'''

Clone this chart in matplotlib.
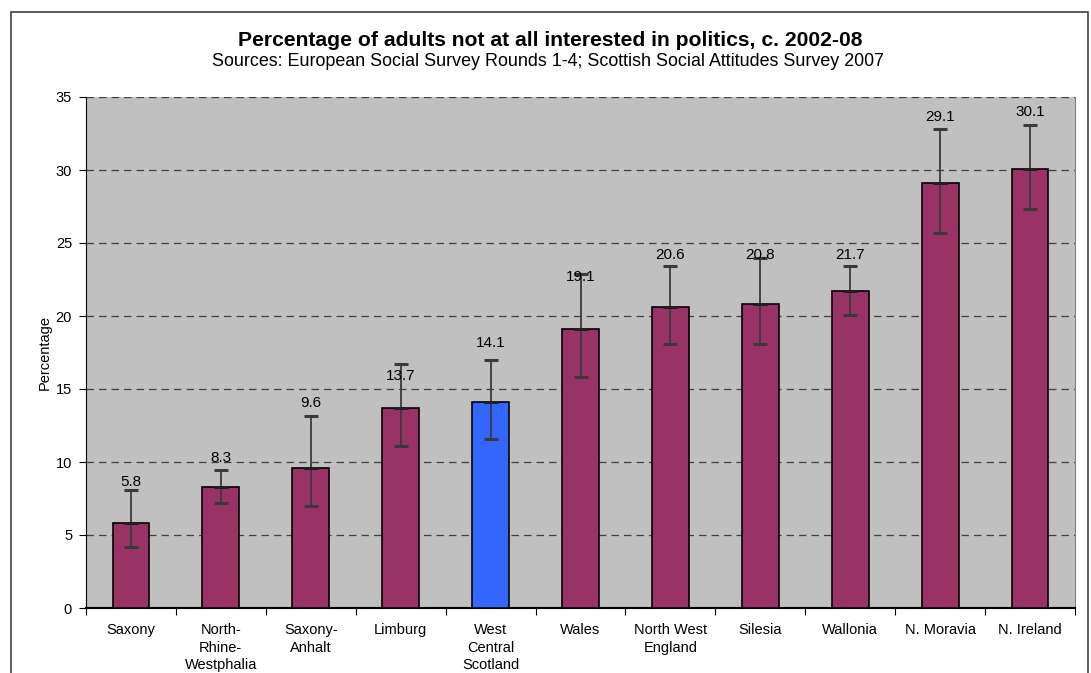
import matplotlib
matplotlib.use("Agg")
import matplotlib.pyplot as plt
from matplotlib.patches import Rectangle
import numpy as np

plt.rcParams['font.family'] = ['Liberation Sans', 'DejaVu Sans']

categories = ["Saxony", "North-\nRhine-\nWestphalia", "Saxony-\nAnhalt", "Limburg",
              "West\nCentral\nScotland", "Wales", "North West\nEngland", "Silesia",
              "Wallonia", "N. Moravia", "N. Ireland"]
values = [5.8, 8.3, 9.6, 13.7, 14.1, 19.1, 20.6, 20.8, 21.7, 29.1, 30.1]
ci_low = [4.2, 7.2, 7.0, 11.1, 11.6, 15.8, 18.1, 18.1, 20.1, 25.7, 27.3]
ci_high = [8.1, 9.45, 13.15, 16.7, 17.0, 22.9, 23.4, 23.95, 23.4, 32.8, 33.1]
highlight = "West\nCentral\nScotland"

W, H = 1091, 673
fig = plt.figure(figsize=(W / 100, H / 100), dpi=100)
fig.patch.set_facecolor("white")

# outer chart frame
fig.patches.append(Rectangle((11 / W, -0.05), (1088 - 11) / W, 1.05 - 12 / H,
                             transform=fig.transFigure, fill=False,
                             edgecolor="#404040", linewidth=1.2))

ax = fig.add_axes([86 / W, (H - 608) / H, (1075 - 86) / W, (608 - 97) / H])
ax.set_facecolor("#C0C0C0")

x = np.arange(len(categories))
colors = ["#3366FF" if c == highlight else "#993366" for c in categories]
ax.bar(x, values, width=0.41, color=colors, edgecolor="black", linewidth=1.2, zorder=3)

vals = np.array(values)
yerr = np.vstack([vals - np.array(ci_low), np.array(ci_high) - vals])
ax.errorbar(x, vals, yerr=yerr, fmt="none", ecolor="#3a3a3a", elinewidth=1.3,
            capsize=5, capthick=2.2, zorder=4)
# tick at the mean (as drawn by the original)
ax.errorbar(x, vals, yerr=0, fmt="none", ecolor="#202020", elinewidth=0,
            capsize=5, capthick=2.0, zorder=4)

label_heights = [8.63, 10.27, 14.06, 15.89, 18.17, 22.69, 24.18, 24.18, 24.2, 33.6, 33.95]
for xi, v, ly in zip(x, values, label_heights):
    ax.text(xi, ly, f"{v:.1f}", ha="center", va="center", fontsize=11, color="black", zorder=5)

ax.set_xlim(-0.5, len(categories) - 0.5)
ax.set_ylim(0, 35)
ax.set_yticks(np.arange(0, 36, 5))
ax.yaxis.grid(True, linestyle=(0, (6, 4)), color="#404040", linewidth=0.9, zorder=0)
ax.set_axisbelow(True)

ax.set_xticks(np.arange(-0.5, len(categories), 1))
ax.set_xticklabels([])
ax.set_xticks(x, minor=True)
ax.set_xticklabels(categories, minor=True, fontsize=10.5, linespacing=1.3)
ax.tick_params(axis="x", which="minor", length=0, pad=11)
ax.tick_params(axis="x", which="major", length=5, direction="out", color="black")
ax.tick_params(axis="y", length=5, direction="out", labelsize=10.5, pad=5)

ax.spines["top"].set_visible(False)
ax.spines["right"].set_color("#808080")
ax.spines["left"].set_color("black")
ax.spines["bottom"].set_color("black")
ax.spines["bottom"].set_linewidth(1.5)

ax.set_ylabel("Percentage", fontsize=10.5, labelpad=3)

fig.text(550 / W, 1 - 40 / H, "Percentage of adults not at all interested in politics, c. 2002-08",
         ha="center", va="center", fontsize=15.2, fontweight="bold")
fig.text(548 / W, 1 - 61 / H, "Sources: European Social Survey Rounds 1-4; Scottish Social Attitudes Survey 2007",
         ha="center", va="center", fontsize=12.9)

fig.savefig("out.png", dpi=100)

'''

WHAT THE TASK REQUIRES ->
How many of these lines contain "chart"? Write only the number.

SOLUTION FOR THIS EXERCISE ->
2